### Exercise details:
Every line of the material is to be quoted verbatim, minus the pictures.

* begin Data segment *

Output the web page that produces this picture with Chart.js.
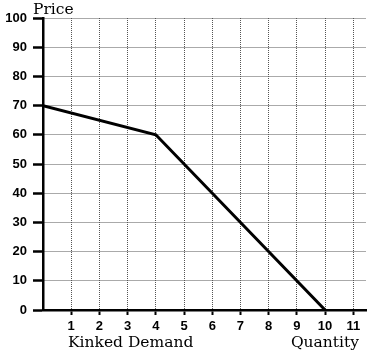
<!DOCTYPE html>
<html>
<head>
<meta charset="utf-8">
<script src="https://cdn.jsdelivr.net/npm/chart.js@4/dist/chart.umd.min.js"></script>
<style>
  html, body { margin: 0; padding: 0; background: #fff; }
  #wrap { width: 369px; height: 354px; position: relative; }
</style>
</head>
<body>
<div id="wrap"><canvas id="demandChart"></canvas></div>
<script>
// kinked demand curve: quantity vs price
const quantity = [0, 4, 10];
const price = [70, 60, 0];
const xTicks = [1, 2, 3, 4, 5, 6, 7, 8, 9, 10, 11];
const yTicks = [0, 10, 20, 30, 40, 50, 60, 70, 80, 90, 100];

// axis captions drawn on the canvas
const captionPlugin = {
    id: 'captions',
    afterDraw(chart) {
        const { ctx } = chart;
        ctx.save();
        ctx.fillStyle = '#000';
        ctx.font = '15.5px "DejaVu Serif"';
        ctx.textBaseline = 'alphabetic';
        ctx.textAlign = 'left';
        ctx.fillText('Price', 33, 14);
        ctx.fillText('Kinked Demand', 68, 347);
        ctx.textAlign = 'right';
        ctx.fillText('Quantity', 359, 347);
        ctx.restore();
    }
};

const ctx = document.getElementById('demandChart').getContext('2d');
new Chart(ctx, {
    type: 'scatter',
    data: {
        datasets: [{
            data: quantity.map((q, i) => ({ x: q, y: price[i] })),
            showLine: true,
            borderColor: '#000',
            borderWidth: 3,
            pointRadius: 0,
            fill: false
        }]
    },
    options: {
        responsive: true,
        maintainAspectRatio: false,
        animation: false,
        events: [],
        layout: { padding: { top: 18, right: 3, left: 0, bottom: 0 } },
        plugins: { legend: { display: false }, tooltip: { enabled: false } },
        scales: {
            x: {
                type: 'linear',
                min: 0,
                max: 11.45,
                afterBuildTicks: (s) => { s.ticks = xTicks.map(v => ({ value: v })); },
                afterFit: (s) => { s.height = 44; },
                grid: {
                    color: '#555', lineWidth: 1,
                    tickLength: 5, tickWidth: 2, tickColor: '#000', tickBorderDash: []
                },
                border: { color: '#000', width: 2.5, dash: [1, 1] },
                ticks: {
                    color: '#000', padding: 4, maxRotation: 0, autoSkip: false,
                    font: { family: '"Liberation Sans"', size: 13, weight: 'bold' }
                }
            },
            y: {
                min: 0,
                max: 100,
                afterBuildTicks: (s) => { s.ticks = yTicks.map(v => ({ value: v })); },
                afterFit: (s) => { s.width = 43; },
                grid: {
                    color: '#555', lineWidth: 1,
                    tickLength: 10, tickWidth: 2.5, tickColor: '#000', tickBorderDash: []
                },
                border: { color: '#000', width: 2.5, dash: [1, 1] },
                ticks: {
                    color: '#000', padding: 6,
                    font: { family: '"Liberation Sans"', size: 13, weight: 'bold' }
                }
            }
        }
    },
    plugins: [captionPlugin]
});
</script>
</body>
</html>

* end Data segment *

### Answer for this exercise:
Output the web page that produces this picture with Chart.js.
<!DOCTYPE html>
<html>
<head>
<meta charset="utf-8">
<script src="https://cdn.jsdelivr.net/npm/chart.js@4/dist/chart.umd.min.js"></script>
<style>
  html, body { margin: 0; padding: 0; background: #fff; }
  #wrap { width: 369px; height: 354px; position: relative; }
</style>
</head>
<body>
<div id="wrap"><canvas id="demandChart"></canvas></div>
<script>
// kinked demand curve: quantity vs price
const quantity = [0, 4, 10];
const price = [70, 60, 0];
const xTicks = [1, 2, 3, 4, 5, 6, 7, 8, 9, 10, 11];
const yTicks = [0, 10, 20, 30, 40, 50, 60, 70, 80, 90, 100];

// axis captions drawn on the canvas
const captionPlugin = {
    id: 'captions',
    afterDraw(chart) {
        const { ctx } = chart;
        ctx.save();
        ctx.fillStyle = '#000';
        ctx.font = '15.5px "DejaVu Serif"';
        ctx.textBaseline = 'alphabetic';
        ctx.textAlign = 'left';
        ctx.fillText('Price', 33, 14);
        ctx.fillText('Kinked Demand', 68, 347);
        ctx.textAlign = 'right';
        ctx.fillText('Quantity', 359, 347);
        ctx.restore();
    }
};

const ctx = document.getElementById('demandChart').getContext('2d');
new Chart(ctx, {
    type: 'scatter',
    data: {
        datasets: [{
            data: quantity.map((q, i) => ({ x: q, y: price[i] })),
            showLine: true,
            borderColor: '#000',
            borderWidth: 3,
            pointRadius: 0,
            fill: false
        }]
    },
    options: {
        responsive: true,
        maintainAspectRatio: false,
        animation: false,
        events: [],
        layout: { padding: { top: 18, right: 3, left: 0, bottom: 0 } },
        plugins: { legend: { display: false }, tooltip: { enabled: false } },
        scales: {
            x: {
                type: 'linear',
                min: 0,
                max: 11.45,
                afterBuildTicks: (s) => { s.ticks = xTicks.map(v => ({ value: v })); },
                afterFit: (s) => { s.height = 44; },
                grid: {
                    color: '#555', lineWidth: 1,
                    tickLength: 5, tickWidth: 2, tickColor: '#000', tickBorderDash: []
                },
                border: { color: '#000', width: 2.5, dash: [1, 1] },
                ticks: {
                    color: '#000', padding: 4, maxRotation: 0, autoSkip: false,
                    font: { family: '"Liberation Sans"', size: 13, weight: 'bold' }
                }
            },
            y: {
                min: 0,
                max: 100,
                afterBuildTicks: (s) => { s.ticks = yTicks.map(v => ({ value: v })); },
                afterFit: (s) => { s.width = 43; },
                grid: {
                    color: '#555', lineWidth: 1,
                    tickLength: 10, tickWidth: 2.5, tickColor: '#000', tickBorderDash: []
                },
                border: { color: '#000', width: 2.5, dash: [1, 1] },
                ticks: {
                    color: '#000', padding: 6,
                    font: { family: '"Liberation Sans"', size: 13, weight: 'bold' }
                }
            }
        }
    },
    plugins: [captionPlugin]
});
</script>
</body>
</html>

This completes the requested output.